One section after another, a thousand branches with ten thousand leaves
I don’t bloom, so I don’t tease bees and butterflies.
By Zheng Xie, 1693–1766
Bamboo can be used for food, transportation, instruments, books, and much more. It’s not as luscious as the peony, not as steady as the pine tree, and doesn’t bear fruits like the peach and plum, but people praise its upright, modest, and elegant quality.
Poems About Chrysanthemums
Not that more than the rest I these adore,
But once they are gone, flowers are no more.
By Yuan Zhen, 779–831
The chrysanthemum has been titled “the hermit of flowers.” Just as the plum blossom blooms before other flowers wake, the chrysanthemum blooms after all other flowers wither. It doesn’t compete with other blossoms and blooms despite the cold autumn frost. Literati adore the chrysanthemum for its secluded, unyielding quality.
I would rather die on the branch holding fragrance,
Why would I ever flow down with the north wind?
By Zheng Sixiao, 1241–1318
One interesting fact about some kinds of chrysanthemums is that when the flower withers, its countless tiny petals rest intact on the stem for a long time; they’re not blown away by the wind. Poets used this quality to express their determination—even if they die, they shall not be moved.

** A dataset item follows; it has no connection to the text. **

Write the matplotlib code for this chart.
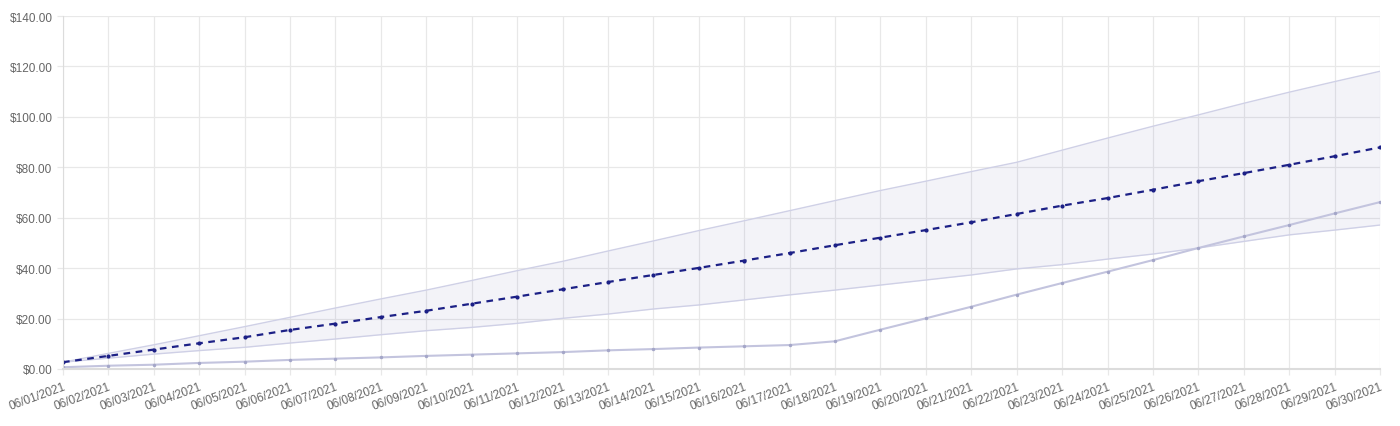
import numpy as np
import matplotlib.pyplot as plt
from matplotlib.ticker import FuncFormatter

plt.rcParams['font.family'] = ['Liberation Sans', 'DejaVu Sans']

# --- Données ---
dates = [f"06/{d:02d}/2021" for d in range(1, 31)]

forecast = [2.7, 5.2, 7.7, 10.2, 12.6, 15.5, 18.0, 20.6, 23.1, 25.9,
            28.7, 31.6, 34.5, 37.3, 40.1, 43.0, 46.0, 49.1, 52.1, 55.1,
            58.2, 61.5, 64.8, 67.8, 71.1, 74.5, 77.7, 81.0, 84.4, 87.9]
upper = [2.7, 6.2, 9.6, 13.2, 16.8, 20.5, 24.2, 27.8, 31.3, 35.1,
         39.0, 42.7, 46.8, 50.8, 54.9, 58.8, 62.8, 66.8, 70.8, 74.5,
         78.3, 82.0, 86.8, 91.6, 96.3, 100.8, 105.4, 109.8, 114.0, 118.1]
lower = [2.7, 4.3, 5.9, 7.3, 8.6, 10.3, 11.9, 13.6, 15.2, 16.5,
         18.1, 20.1, 21.8, 23.8, 25.4, 27.4, 29.4, 31.3, 33.3, 35.3,
         37.3, 39.7, 41.4, 43.6, 45.6, 48.0, 50.6, 53.2, 55.1, 57.1]
actual = [0.7, 1.3, 1.7, 2.4, 2.9, 3.6, 4.1, 4.6, 5.2, 5.7,
          6.2, 6.7, 7.4, 7.9, 8.5, 9.0, 9.5, 11.0, 15.6, 20.1,
          24.7, 29.5, 34.1, 38.6, 43.2, 48.0, 52.6, 57.1, 61.7, 66.2]

x = np.arange(len(dates))

fig = plt.figure(figsize=(14, 4.27), dpi=100)
ax = fig.add_axes([0.045, 0.1335, 0.9407, 0.8265])

# --- Bande de confiance ---
ax.fill_between(x, lower, upper, color='#2a2f8f', alpha=0.055, linewidth=0)
ax.plot(x, upper, color='#cfd0e6', linewidth=1)
ax.plot(x, lower, color='#cfd0e6', linewidth=1)

# --- Valeurs réelles ---
ax.plot(x, actual, color='#c3c4de', linewidth=1.5, marker='o', markersize=2.5,
        markerfacecolor='#a4a6c8', markeredgewidth=0)

# --- Prévision (pointillés) ---
ax.plot(x, forecast, color='#1c2086', linewidth=1.6, linestyle=(0, (3, 2.5)),
        marker='o', markersize=3, markeredgewidth=0)

# --- Axes et grille ---
ax.set_xlim(0, len(dates) - 1)
ax.set_ylim(0, 140)
ax.set_yticks(np.arange(0, 141, 20))
ax.yaxis.set_major_formatter(FuncFormatter(lambda v, p: f"${v:.2f}"))
ax.set_xticks(x)
ax.set_xticklabels(dates, rotation=20, ha='right', rotation_mode='anchor')

ax.grid(True, color='#e8e8e8', linewidth=0.9)
ax.set_axisbelow(True)
for name, spine in ax.spines.items():
    spine.set_visible(name in ('left', 'bottom'))
    spine.set_color('#dcdcdc')
ax.spines['bottom'].set_linewidth(1.5)
ax.tick_params(axis='both', colors='#e8e8e8', labelcolor='#666666',
               labelsize=8.5, length=4, width=0.9)
ax.tick_params(axis='x', pad=4)

plt.savefig('out.png', dpi=100)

Withered lotuses have lost their umbrellas to the rain;
Yet the waning chrysanthemum stalks still hold out against the frost.
By Su Shi, 1037–1101
When early winter comes, contrary to other decaying plants, the chrysanthemum is still holding tight, standing against the weather with all its might.
In the long history of Chinese literature, flowers are not only an ornament but also a cultural symbol for the nation. Other than these “four gentlemen,” many other flowers also carry beautiful meanings. For example, the peach blossom symbolizes love and affection, while the peony carries beauty and decorum.
Whenever we see flowers, we’re not only delighted by their beauty, but we’re also inspired by their character. We hope these beautiful Chinese poems about flowers will inspire you today as well.